Comment expliquer que la transmission de cette histoire ne se soit pas faite ? 

Luba Jurgenson : Pour ce qui concerne l'Europe, la question de l’occultation des camps tient aussi au fait que, pour les Occidentaux, le Goulag était vu comme un phénomène d’arriération héritée de l’empire tsariste, alors que pas du tout.

Dans la Russie d’aujourd’hui, par quel dédale la mémoire des camps est-elle passée ?

Galia Ackerman : Pendant la Perestroïka et pendant les mandats de Boris Eltsine, il y a eu la reconnaissance de la totalité des crimes de l’époque soviétique, de l’époque stalinienne mais aussi de l’époque léninienne. On pensait alors qu’il serait impossible de revenir en arrière. Mais Poutine a décidé de faire de la grande victoire de la Seconde Guerre mondiale le pivot de la nouvelle identité russe, de réhabiliter la période soviétique, et en particulier la période stalinienne, parce que, selon lui, c’est Staline qui a obtenu cette victoire. La doxa officielle aujourd’hui fait de la figure de Staline un héros, on lui pardonne tout parce qu'il est celui qui a élargi les frontières de l’URSS et qui a mis sous son contrôle la moitié de l’Europe orientale. Mais pour que cette réécriture de l'histoire passe, il faut occulter - ou pire encore pervertir - ce qui s’est passé, le Goulag, les persécutions, les purges, etc. 

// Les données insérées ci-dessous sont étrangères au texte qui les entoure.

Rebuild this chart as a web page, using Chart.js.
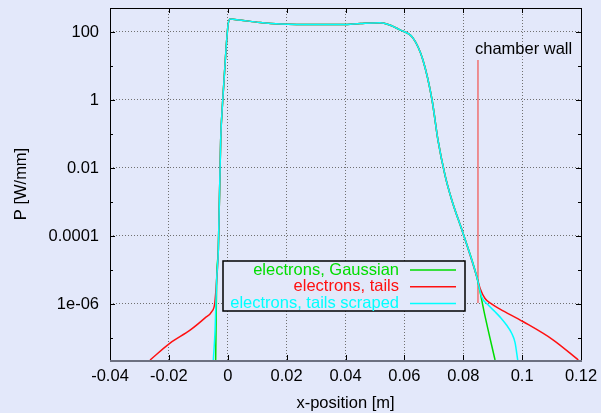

À noter, le livre Goulag, une histoire soviétique (Seuil, 2019), de Nicolas Werth, François Aymé et Patrick Rotman ainsi que le documentaire Goulag de Hélène Châtelain, Iossif Pasternak (2000). En quatre parties, il revient, de 1920 à 1950, sur les lieux mêmes de la détention et de la disparition des victimes du systèmes concentrationnaire soviétique.